I have a list of chores to do around the house on HabitRPG, a website that makes to do lists into an RPG-like game. It's surprisingly effective for me.
One of those chores is "tidy the living room."
I sat here for the past 30 minutes staring at the mess around me while my little one napped and all I could think was "There is no way in hell I am getting up and cleaning this room. Not even a little bit."
I then got up and immediately started tidying the living room, then checked it off my list as being done for the day.
Oh, if you looked at the room you wouldn't call it tidied.

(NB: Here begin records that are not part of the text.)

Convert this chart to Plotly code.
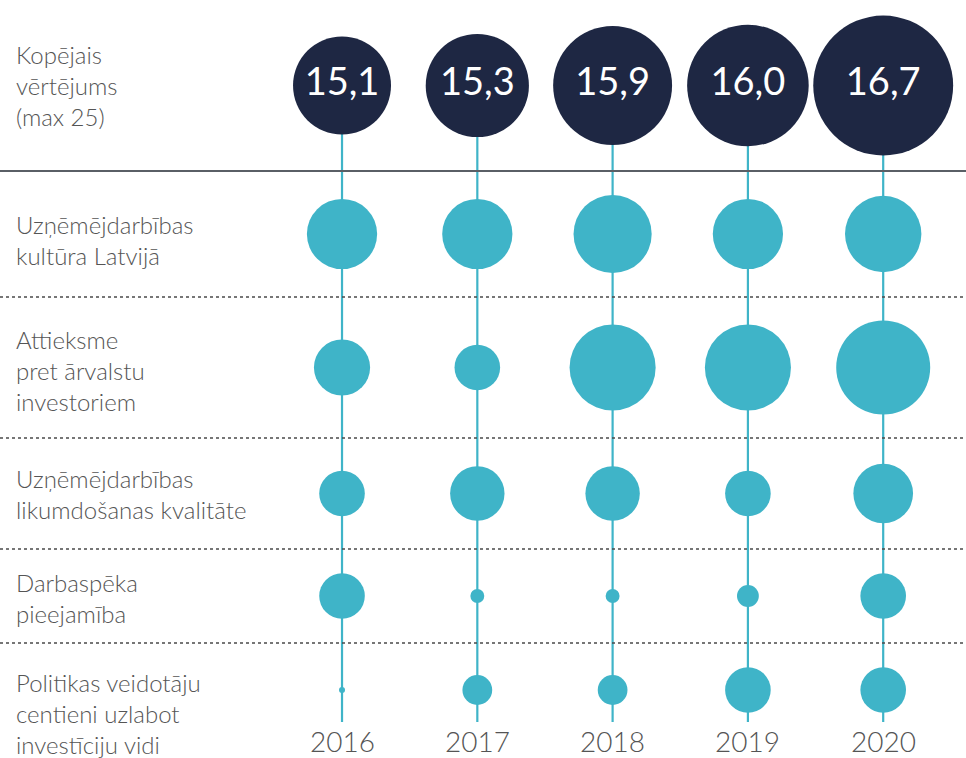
import plotly.graph_objects as go
from plotly.subplots import make_subplots

# ---------------- data ----------------
years = [2016, 2017, 2018, 2019, 2020]
total_label = "Kopējais<br>vērtējums<br>(max 25)"
total_scores = [15.1, 15.3, 15.9, 16.0, 16.7]

row_labels = [
    "Uzņēmējdarbības<br>kultūra Latvijā",
    "Attieksme<br>pret ārvalstu<br>investoriem",
    "Uzņēmējdarbības<br>likumdošanas kvalitāte",
    "Darbaspēka<br>pieejamība",
    "Politikas veidotāju<br>centieni uzlabot<br>investīciju vidi",
]
culture = [3.13, 3.13, 3.22, 3.13, 3.20]
attitude = [2.97, 2.85, 3.31, 3.31, 3.40]
legislation = [2.85, 2.95, 2.95, 2.85, 3.01]
labour = [2.85, 2.49, 2.49, 2.58, 2.85]
policy = [2.40, 2.67, 2.67, 2.85, 2.85]
sub_scores = [culture, attitude, legislation, labour, policy]

# ---------------- style / layout ----------------
W, H = 966, 758
NAVY = "#1e2743"
TEAL = "#3fb4c8"
GREY = "#555555"
FONT = "Lato"
band_heights = [171, 126, 141, 111, 94, 115]
last_row_range = [-1.447, 1]
label_shift = [0, -6, -3, 0, -2, -13]


def total_diam(v):
    return 2 * 13.1 * (v - 11.36)


def sub_diam(v):
    return 2 * (3 + (v - 2.4) * 44)


fig = make_subplots(rows=6, cols=1, shared_xaxes=True, vertical_spacing=0,
                    row_heights=band_heights)

fig.add_trace(go.Scatter(
    x=years, y=[0] * len(years), mode="markers+text",
    marker=dict(size=[total_diam(v) for v in total_scores], color=NAVY,
                opacity=1, line=dict(width=0)),
    text=[f"{v:.1f}".replace(".", ",") for v in total_scores],
    textposition="middle center",
    textfont=dict(family=FONT, size=38, color="white"),
    cliponaxis=False, hoverinfo="skip", showlegend=False), row=1, col=1)

for i, vals in enumerate(sub_scores):
    fig.add_trace(go.Scatter(
        x=years, y=[0] * len(years), mode="markers",
        marker=dict(size=[sub_diam(v) for v in vals], color=TEAL,
                    opacity=1, line=dict(width=0)),
        cliponaxis=False, hoverinfo="skip", showlegend=False), row=i + 2, col=1)

for r in range(1, 7):
    fig.update_xaxes(range=[2013.472, 2020.612], visible=False, row=r, col=1)
    fig.update_yaxes(range=last_row_range if r == 6 else [-1, 1],
                     visible=False, row=r, col=1)

shapes = []
# vertical teal stems
for yr in years:
    shapes.append(dict(type="line", xref="x", yref="paper", x0=yr, x1=yr,
                       y0=1 - 722 / H, y1=1 - 100 / H,
                       line=dict(color=TEAL, width=2.2), layer="below"))
# separators
for r in range(1, 6):
    yref = "y domain" if r == 1 else f"y{r} domain"
    if r == 1:
        line = dict(color="#5a5f66", width=2)
    else:
        line = dict(color="#4a4a4a", width=1.6, dash="dot")
    shapes.append(dict(type="line", xref="paper", yref=yref, x0=0, x1=1,
                       y0=0, y1=0, line=line, layer="below"))

annotations = []
all_labels = [total_label] + row_labels
for r, lab in enumerate(all_labels, start=1):
    yref = "y domain" if r == 1 else f"y{r} domain"
    annotations.append(dict(text=lab, xref="paper", yref=yref, x=14 / W,
                            y=0.5, xanchor="left", yanchor="middle",
                            align="left", showarrow=False,
                            yshift=label_shift[r - 1],
                            font=dict(family=FONT, size=24, color=GREY,
                                      weight=300)))
for yr in years:
    annotations.append(dict(text=str(yr), xref="x", yref="paper", x=yr,
                            y=1 - 741 / H, xanchor="center", yanchor="middle",
                            showarrow=False,
                            font=dict(family=FONT, size=28, color=GREY,
                                      weight=300)))

fig.update_layout(width=W, height=H, margin=dict(l=0, r=0, t=0, b=0),
                  paper_bgcolor="white", plot_bgcolor="rgba(0,0,0,0)",
                  shapes=shapes, annotations=annotations, showlegend=False)

fig.write_html("out.html", config={"displayModeBar": False},
               post_script="document.body.style.margin='0';")
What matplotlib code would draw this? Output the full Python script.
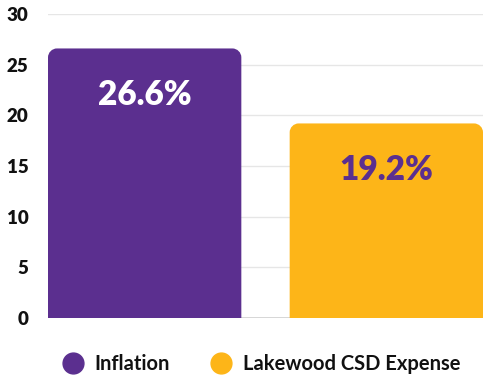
import matplotlib
matplotlib.use("Agg")
import matplotlib.pyplot as plt
from matplotlib.path import Path
from matplotlib.patches import PathPatch
from matplotlib.lines import Line2D

categories = ["Inflation", "Lakewood CSD Expense"]
values = [26.6, 19.2]
labels = ["26.6%", "19.2%"]
colors = ["#5B2F8F", "#FDB518"]
label_colors = ["#FFFFFF", "#5B2F8F"]
yticks = [0, 5, 10, 15, 20, 25, 30]

plt.rcParams['font.family'] = ['Lato', 'DejaVu Sans']
plt.rcParams['font.weight'] = 'bold'

W, H = 483, 377
fig = plt.figure(figsize=(W/100, H/100), dpi=100)
ax = fig.add_axes([48/W, (H-318)/H, (W-48)/W, 304/H])
ax.set_xlim(-0.4, 1.4)
ax.set_ylim(0, 30)

for s in ax.spines.values():
    s.set_visible(False)
ax.set_yticks(yticks)
ax.set_yticklabels([str(t) for t in yticks], fontsize=13.5, fontweight='heavy', color='#111111')
ax.tick_params(axis='y', length=0, pad=14)
ax.set_xticks([])
ax.grid(axis='y', color='#e6e6e6', linewidth=1)
ax.set_axisbelow(True)
ax.axhline(0, color='#d0d0d0', linewidth=1.2, zorder=1)

bars = ax.bar(range(len(values)), values, width=0.8, color=colors, zorder=2)

# replace with rounded-top bars
px_per_x = (W - 48) / 1.8
px_per_y = 304 / 30
r_px = 9
rx = r_px / px_per_x
ry = r_px / px_per_y
k = 0.5523
for b, c in zip(bars, colors):
    x0 = b.get_x(); x1 = x0 + b.get_width(); y0 = 0; y1 = b.get_height()
    verts = [(x0, y0), (x0, y1 - ry),
             (x0, y1 - ry + k*ry), (x0 + rx - k*rx, y1), (x0 + rx, y1),
             (x1 - rx, y1),
             (x1 - rx + k*rx, y1), (x1, y1 - ry + k*ry), (x1, y1 - ry),
             (x1, y0), (x0, y0)]
    codes = [Path.MOVETO, Path.LINETO,
             Path.CURVE4, Path.CURVE4, Path.CURVE4,
             Path.LINETO,
             Path.CURVE4, Path.CURVE4, Path.CURVE4,
             Path.LINETO, Path.CLOSEPOLY]
    b.set_visible(False)
    ax.add_patch(PathPatch(Path(verts, codes), facecolor=c, edgecolor='none', zorder=2))

for i, (v, lab, lc) in enumerate(zip(values, labels, label_colors)):
    ax.annotate(lab, (i, v), xytext=(0, -47), textcoords='offset pixels',
                ha='center', va='center', fontsize=24, fontweight='heavy', color=lc, zorder=3)

handles = [Line2D([], [], marker='o', linestyle='none', markersize=15,
                  markerfacecolor=c, markeredgecolor=c) for c in colors]
leg = ax.legend(handles, categories, loc='center', bbox_to_anchor=(0.479, -(364-318)/304),
                ncol=2, frameon=False, handletextpad=0.1, columnspacing=1.5,
                prop={'family': ['Lato', 'DejaVu Sans'], 'weight': 'bold', 'size': 14.5})
for t in leg.get_texts():
    t.set_color('#111111')

fig.savefig("out.png", dpi=100)
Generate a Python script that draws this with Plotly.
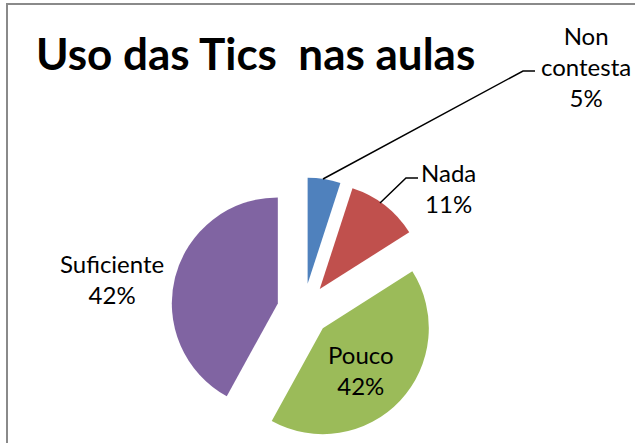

I barely call it tidied (though it is quite a bit better than it was before I started) but today I need it to count as done.
I need to be able to lie to myself.
I'm not a liar. Not really. But sometimes I need to fib to myself. I need to be able to tell myself that "this is okay" even when it's not.
If I couldn't lie to myself like that, I think I'd go crazy. It's not a lie in that I believe it; there's definitely an internal wink and a nod that tells me I know what's what. The lie, instead, is in saying that I "gave it my all."
I didn't. I don't have "my all" to give today.
I half-assed it. I didn't want to even do that much. There's no way I was going to whole-ass it. Half an ass is as good as it's going to get right now.
There are only two things that are getting whole-assed today:
- Keeping the baby alive and happy.
- A super-secret surprise for Laura's birthday.
Those two things? They get all my energy. Everything else will get done when I get to it, for some value of "done."
And then I'll check them off the list, done or not, because I need it today.
And that's okay, even if it's not.
The pictures have absolutely nothing to do with anything, in case you're curious. See? I even half-assed this entry.